The noise reduction apparatus according to claim 1, wherein
a soundproof wall (402a) around the control point is provided at the control space, the control speaker (640) is arranged on an inner side of the soundproof wall, and
the noise detecting microphone (620) is arranged on a top of a wall surface of the soundproof wall.
The noise reduction apparatus according to claim 1, wherein
a soundproof wall (402a) around the control point is provided at the control space, the control speaker (640) is arranged on an inner side of the soundproof wall, and
the noise detecting microphone (620) is arranged on an outer wall surface of the soundproof wall.
The noise reduction apparatus according to claim 1, wherein
a soundproof wall (402a) around the control point is provided at the control space, the control speaker (640) is arranged on an inner side of the soundproof wall, and
the noise detecting microphone (620) is arranged on an inner wall surface of the soundproof wall.

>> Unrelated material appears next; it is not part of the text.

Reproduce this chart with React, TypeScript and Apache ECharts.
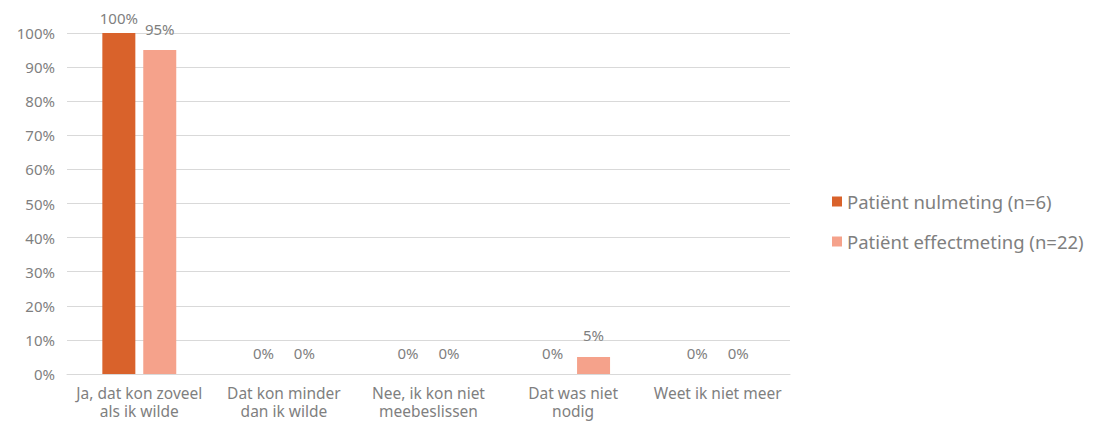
import React, { useEffect, useRef } from "react";
import * as echarts from "echarts";

const categories = [
  "Ja, dat kon zoveel\nals ik wilde",
  "Dat kon minder\ndan ik wilde",
  "Nee, ik kon niet\nmeebeslissen",
  "Dat was niet\nnodig",
  "Weet ik niet meer",
];
const seriesNames = ["Patiënt nulmeting (n=6)", "Patiënt effectmeting (n=22)"];
const nulmeting = [100, 0, 0, 0, 0];
const effectmeting = [95, 0, 0, 5, 0];
const colors = ["#D9622B", "#F5A28B"];

const FONT = "'Noto Sans', sans-serif";
const GRAY = "#7F7F7F";

export default function App() {
  const ref = useRef<HTMLDivElement>(null);
  useEffect(() => {
    const chart = echarts.init(ref.current!, null, { renderer: "svg" });
    const label = {
      show: true,
      position: "top",
      distance: 14,
      color: GRAY,
      fontFamily: FONT,
      fontSize: 15,
      formatter: (p: any) => `${p.value}%`,
    };
    const toData = (vals: number[]) =>
      vals.map((v) => (v >= 100 ? { value: v, label: { distance: 8 } } : v));
    chart.setOption({
      animation: false,
      textStyle: { fontFamily: FONT },
      grid: { left: 67, right: 306, top: 33, bottom: 48, outerBoundsMode: "none", containLabel: false },
      legend: {
        orient: "vertical",
        left: 827,
        top: 187,
        itemWidth: 10,
        itemHeight: 10,
        itemGap: 21,
        icon: "rect",
        textStyle: { color: GRAY, fontSize: 18.5, fontFamily: FONT },
        data: seriesNames,
      },
      xAxis: {
        type: "category",
        data: categories,
        axisLine: { lineStyle: { color: "#D9D9D9" } },
        axisTick: { show: false },
        axisLabel: {
          color: GRAY,
          fontSize: 15.5,
          fontFamily: FONT,
          lineHeight: 18,
          margin: 10,
          interval: 0,
        },
      },
      yAxis: {
        type: "value",
        min: 0,
        max: 100,
        interval: 10,
        axisLine: { show: false },
        axisTick: { show: false },
        splitLine: { lineStyle: { color: "#D9D9D9" } },
        axisLabel: {
          color: GRAY,
          fontSize: 15,
          fontFamily: FONT,
          margin: 12,
          formatter: (v: number) => `${v}%`,
        },
      },
      series: [
        {
          name: seriesNames[0],
          type: "bar",
          data: toData(nulmeting),
          barWidth: 33,
          barGap: "24%",
          itemStyle: { color: colors[0] },
          label,
        },
        {
          name: seriesNames[1],
          type: "bar",
          data: toData(effectmeting),
          barWidth: 33,
          barGap: "24%",
          itemStyle: { color: colors[1] },
          label,
        },
      ],
    });
    return () => chart.dispose();
  }, []);
  return (
    <div
      ref={ref}
      style={{ position: "absolute", left: 0, top: 0, width: 1096, height: 422 }}
    />
  );
}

The noise reduction apparatus according to claim 1, wherein
a soundproof wall (402a) around the control point is provided at the seat,
the control speaker (640) is arranged on an inner side of the soundproof wall, and
the noise detecting microphone (620) is arranged inside the soundproof wall.
The noise reduction apparatus according to claim 5, wherein the control point is a head position of a user seated on the seat.